Training-Free Unsupervised Prompt for Vision-Language Models
Sifan Long, Linbin Wang, Zhen Zhao, Zichang Tan, Yiming Wu, Shengsheng Wang, Jingdong Wang
TL;DR
This work tackles the challenge of adapting vision-language models without labeled data by proposing Training-Free Unsupervised Prompt (TFUP), which preserves the pre-trained representations while leveraging similarity-based predictions through a Feature Cache Model (FCM) and a Multi-level Similarity Measure (MSM). TFUP constructs a cache of representative samples via confidence and prototype filtering and performs training-free inference by combining feature-level and semantic-level similarities to produce similarity-based probabilities.

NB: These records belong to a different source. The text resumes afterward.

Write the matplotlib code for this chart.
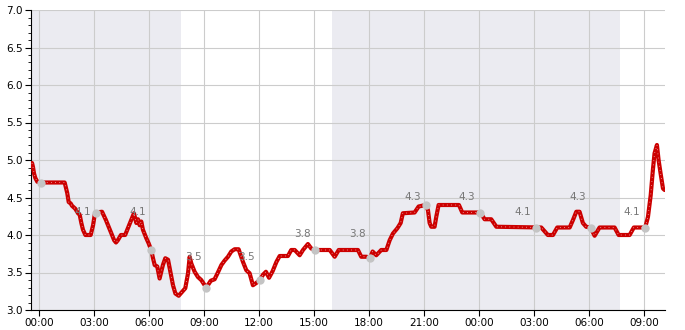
import matplotlib
matplotlib.use("Agg")
import matplotlib.pyplot as plt
from matplotlib.ticker import MultipleLocator, AutoMinorLocator, FuncFormatter

# hours since midnight of day 1
times = [-0.38, -0.33, -0.27, -0.2, -0.09, 0.12, 1.40, 1.54, 1.62, 1.73, 1.8, 1.98,
         2.13, 2.22, 2.31, 2.4, 2.53, 2.82, 2.95, 3.04, 3.1, 3.44, 3.65, 3.9, 4.1,
         4.2, 4.3, 4.47, 4.7, 4.95, 5.18, 5.31, 5.4, 5.49, 5.58, 5.67, 5.85, 5.98,
         6.12, 6.22, 6.31, 6.45, 6.58, 6.67, 6.76, 6.89, 7.04, 7.18, 7.31, 7.44,
         7.62, 7.8, 7.98, 8.13, 8.22, 8.31, 8.49, 8.67, 8.85, 9.04, 9.13, 9.37,
         9.58, 9.76, 9.95, 10.13, 10.31, 10.49, 10.67, 10.89, 11.13, 11.31, 11.49,
         11.67, 11.85, 12.05, 12.22, 12.38, 12.55, 12.75, 12.95, 13.13, 13.58,
         13.76, 13.95, 14.22, 14.4, 14.67, 14.85, 15.08, 15.86, 16.13, 16.35,
         17.4, 17.58, 17.85, 18.07, 18.2, 18.4, 18.67, 18.95, 19.13, 19.31, 19.55,
         19.73, 19.85, 20.49, 20.71, 21.09, 21.22, 21.31, 21.4, 21.58, 21.67, 21.8,
         22.91, 23.09, 23.85, 24.07, 24.31, 24.67, 24.95, 27.09, 27.4, 27.76, 28.04,
         28.27, 28.95, 29.13, 29.31, 29.49, 29.67, 29.85, 30.09, 30.31, 30.58, 31.4,
         31.62, 32.22, 32.45, 33.07, 33.22, 33.37, 33.49, 33.58, 33.71, 33.8, 33.91,
         34.04, 34.13]
values = [4.96, 4.91, 4.82, 4.76, 4.71, 4.70, 4.70, 4.56, 4.44, 4.42, 4.39, 4.35,
          4.29, 4.27, 4.16, 4.07, 4.0, 4.0, 4.13, 4.27, 4.30, 4.31, 4.2, 4.05, 3.93,
          3.9, 3.93, 4.0, 4.0, 4.15, 4.29, 4.16, 4.21, 4.13, 4.18, 4.07, 3.96, 3.89,
          3.80, 3.69, 3.60, 3.58, 3.42, 3.51, 3.6, 3.69, 3.67, 3.49, 3.33, 3.22,
          3.19, 3.24, 3.29, 3.49, 3.71, 3.62, 3.51, 3.44, 3.4, 3.33, 3.30, 3.39,
          3.41, 3.50, 3.60, 3.66, 3.71, 3.78, 3.81, 3.81, 3.64, 3.53, 3.49,
          3.33, 3.36, 3.40, 3.47, 3.51, 3.43, 3.52, 3.64, 3.72, 3.72,
          3.80, 3.80, 3.73, 3.80, 3.88, 3.82, 3.80, 3.80, 3.71, 3.80,
          3.80, 3.71, 3.71, 3.70, 3.78, 3.73, 3.80, 3.80, 3.93, 4.02, 4.09,
          4.16, 4.29, 4.30, 4.38, 4.40, 4.33, 4.16, 4.11, 4.11, 4.24, 4.40,
          4.40, 4.30, 4.30, 4.30, 4.21, 4.21, 4.11, 4.10, 4.10, 4.0, 4.0,
          4.1, 4.1, 4.2, 4.31, 4.31, 4.16, 4.11, 4.10, 3.99, 4.10, 4.10,
          4.0, 4.0, 4.1, 4.10, 4.24, 4.53, 4.87, 5.09, 5.2, 5.0, 4.82,
          4.62, 4.6]

dot_times = [0.12, 3.1, 6.12, 9.13, 12.05, 15.08, 18.07, 21.09, 24.07, 27.09, 30.09, 33.07]
dot_values = [4.70, 4.30, 3.80, 3.30, 3.40, 3.80, 3.70, 4.40, 4.30, 4.10, 4.10, 4.10]

# 3-hour averages, shown left of each dot from the second one on
avg_labels = ["4.1", "4.1", "3.5", "3.5", "3.8", "3.8", "4.3", "4.3", "4.1", "4.3", "4.1"]
avg_values = [4.1, 4.1, 3.5, 3.5, 3.8, 3.8, 4.3, 4.3, 4.1, 4.3, 4.1]

night_start = [-1.0, 16.0]
night_end = [7.75, 31.7]

fig = plt.figure(figsize=(6.85, 3.3), dpi=100)
ax = fig.add_axes([31 / 685, 20 / 330, 634 / 685, 300 / 330])

for s, e in zip(night_start, night_end):
    ax.axvspan(s, e, color="#ebebf1", zorder=0, lw=0)

ax.plot(times, values, color="#cc0000", lw=3.0, solid_capstyle="round",
        solid_joinstyle="round", zorder=3)
ax.plot(times, values, color="white", lw=0.6, ls=(0, (1, 4)), alpha=0.7, zorder=4)
ax.plot(dot_times, dot_values, "o", color="#c4c4c4", ms=6, mec="none", zorder=5)

for t, v, lab in zip(dot_times[1:], avg_values, avg_labels):
    ax.annotate(lab, (t, v), xytext=(-9.5, 11.5), textcoords="offset points",
                ha="center", va="center", fontsize=7.5, color="#777777", zorder=6)

ax.set_xlim(-0.436, 34.15)
ax.set_ylim(3.0, 7.0)
ax.xaxis.set_major_locator(MultipleLocator(3))
ax.xaxis.set_major_formatter(FuncFormatter(lambda x, p: "%02d:00" % (int(round(x)) % 24)))
ax.yaxis.set_major_locator(MultipleLocator(0.5))
ax.yaxis.set_minor_locator(AutoMinorLocator(5))
ax.yaxis.set_major_formatter(FuncFormatter(lambda y, p: "%.1f" % y))

ax.grid(True, which="major", color="#cccccc", lw=0.8, zorder=1)
ax.set_axisbelow(True)
for side in ("top", "right"):
    ax.spines[side].set_visible(False)
for side in ("left", "bottom"):
    ax.spines[side].set_color("black")
    ax.spines[side].set_linewidth(0.8)

ax.tick_params(axis="both", which="major", labelsize=7.5, length=4, width=0.8,
               colors="black", pad=2)
ax.tick_params(axis="y", which="minor", length=2.5, width=0.6)

fig.savefig("out.png", dpi=100)
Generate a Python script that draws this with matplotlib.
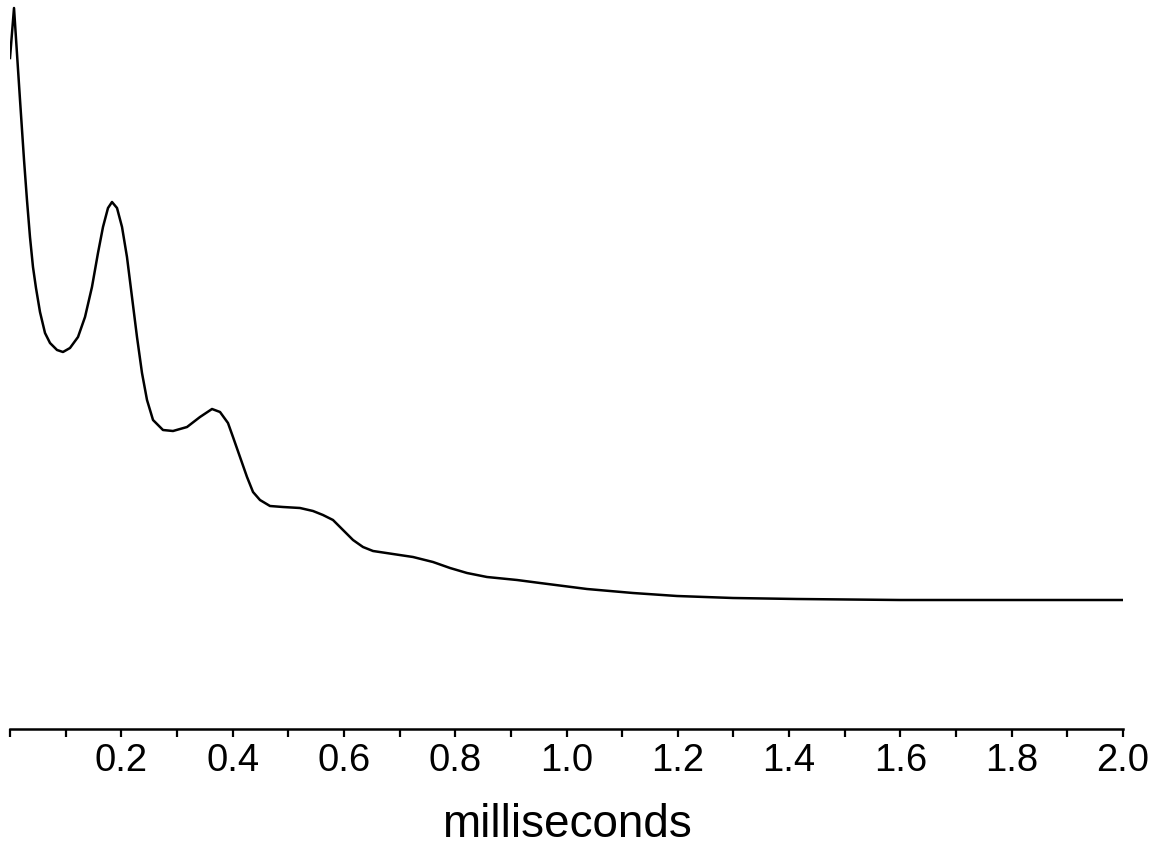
import numpy as np
import matplotlib.pyplot as plt

plt.rcParams['font.family'] = ['Liberation Sans', 'DejaVu Sans']

# time (ms) and signal amplitude (arbitrary units, baseline = 0)
time_ms = [0.0, 0.0072, 0.018, 0.0252, 0.0305, 0.0359, 0.0413, 0.0467, 0.0539, 0.0629, 0.0719,
           0.0845, 0.0952, 0.1078, 0.1222, 0.1348, 0.1473, 0.1581, 0.1671, 0.1761, 0.1833,
           0.1923, 0.2013, 0.2102, 0.2192, 0.2282, 0.2372, 0.2462, 0.2570, 0.2749, 0.2929,
           0.3181, 0.3414, 0.3630, 0.3774, 0.3917, 0.4007, 0.4133, 0.4259, 0.4367, 0.4492,
           0.4672, 0.4906, 0.5211, 0.5445, 0.5624, 0.5804, 0.5984, 0.6164, 0.6343, 0.6523,
           0.6882, 0.7242, 0.7601, 0.7907, 0.8212, 0.8571, 0.9111, 0.9524, 1.0368, 1.1195,
           1.1986, 1.2992, 1.4142, 1.5993, 2.0]
amplitude = [54.2, 59.2, 50.0, 44.0, 40.0, 36.3, 33.3, 31.2, 28.8, 26.7, 25.7,
             25.0, 24.8, 25.2, 26.3, 28.3, 31.3, 34.7, 37.3, 39.2, 39.8,
             39.2, 37.3, 34.3, 30.3, 26.3, 22.7, 20.0, 18.0, 17.0, 16.9,
             17.3, 18.3, 19.1, 18.8, 17.7, 16.3, 14.3, 12.3, 10.8, 10.0,
             9.4, 9.3, 9.2, 8.9, 8.5, 8.0, 7.0, 6.0, 5.3, 4.9,
             4.6, 4.3, 3.8, 3.2, 2.7, 2.3, 2.0, 1.7, 1.1, 0.7,
             0.4, 0.2, 0.1, 0.0, 0.0]

tick_pos = [round(0.1 * i, 1) for i in range(21)]
tick_labels = ["" if (i % 2 == 1 or i == 0) else f"{0.1 * i:.1f}" for i in range(21)]

fig = plt.figure(figsize=(11.62, 8.46), dpi=100)
ax = fig.add_axes([10 / 1162, (846 - 729) / 846, 1113 / 1162, 729 / 846])

ax.plot(time_ms, amplitude, color='black', linewidth=1.8, solid_joinstyle='round')

ax.set_xlim(0, 2.0)
ax.set_ylim(-12.9, 60.0)

for s in ['top', 'right', 'left']:
    ax.spines[s].set_visible(False)
ax.spines['bottom'].set_linewidth(1.8)
ax.set_yticks([])
ax.set_xticks(tick_pos)
ax.set_xticklabels(tick_labels)
ax.tick_params(axis='x', length=6, width=1.6, pad=4, labelsize=27.5)
ax.set_xlabel("milliseconds", fontsize=33, labelpad=17)

fig.savefig("out.png", dpi=100)
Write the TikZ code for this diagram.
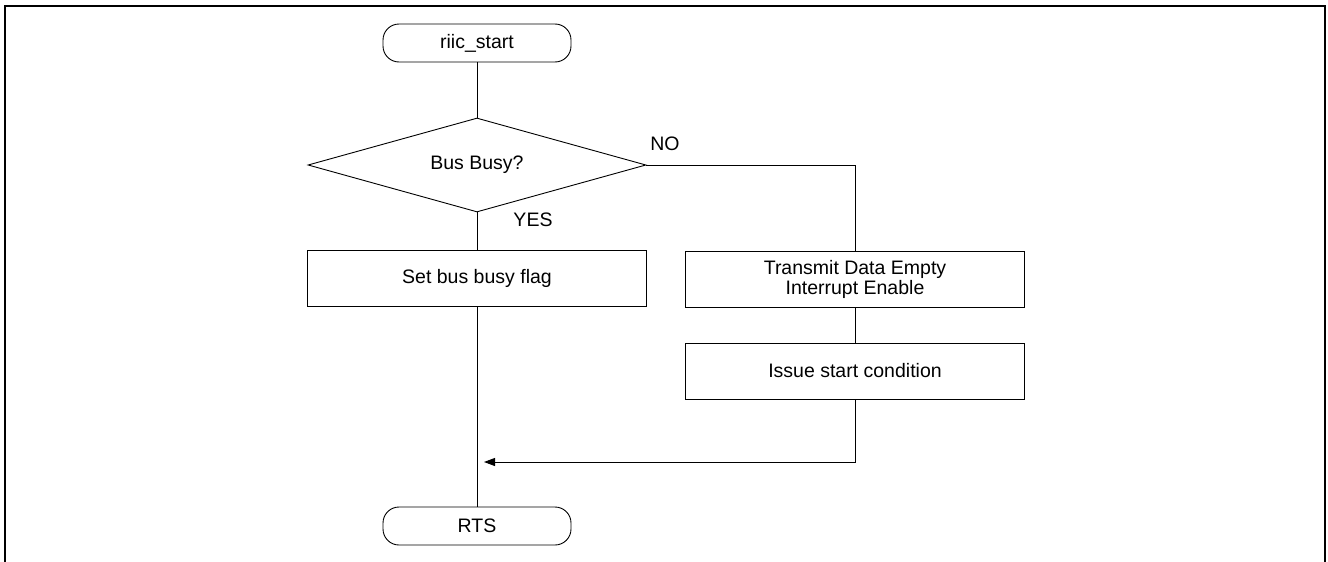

A training-based extension, TFUP-T, adds parameter-efficient adapters with residual connections and introduces both pseudo-label cross-entropy loss and a global marginal distribution entropy loss to further boost performance. Across domain adaptation benchmarks (Domain-Net, Office-Home, Office-31, VisDA-2017), TFUP achieves state-of-the-art results among unsupervised methods and surpasses several few-shot approaches, demonstrating the practical impact of training-free adaptation for VLMs.
Abstract
Prompt learning has become the most effective paradigm for adapting large pre-trained vision-language models (VLMs) to downstream tasks. Recently, unsupervised prompt tuning methods, such as UPL and POUF, directly leverage pseudo-labels as supervisory information to fine-tune additional adaptation modules on unlabeled data. However, inaccurate pseudo labels easily misguide the tuning process and result in poor representation capabilities. In light of this, we propose Training-Free Unsupervised Prompts (TFUP), which maximally preserves the inherent representation capabilities and enhances them with a residual connection to similarity-based prediction probabilities in a training-free and labeling-free manner. Specifically, we integrate both instance confidence and prototype scores to select representative samples, which are used to customize a reliable Feature Cache Model (FCM) for training-free inference. Then, we design a Multi-level Similarity Measure (MSM) that considers both feature-level and semantic-level similarities to calculate the distance between each test image and the cached sample as the weight of the corresponding cached label to generate similarity-based prediction probabilities. In this way, TFUP achieves surprising performance, even surpassing the training-base method on multiple classification datasets. Based on our TFUP, we propose a training-based approach (TFUP-T) to further boost the adaptation performance. In addition to the standard cross-entropy loss, TFUP-T adopts an additional marginal distribution entropy loss to constrain the model from a global perspective. Our TFUP-T achieves new state-of-the-art classification performance compared to unsupervised and few-shot adaptation approaches on multiple benchmarks. In particular, TFUP-T improves the classification accuracy of POUF by 3.3% on the most challenging Domain-Net dataset.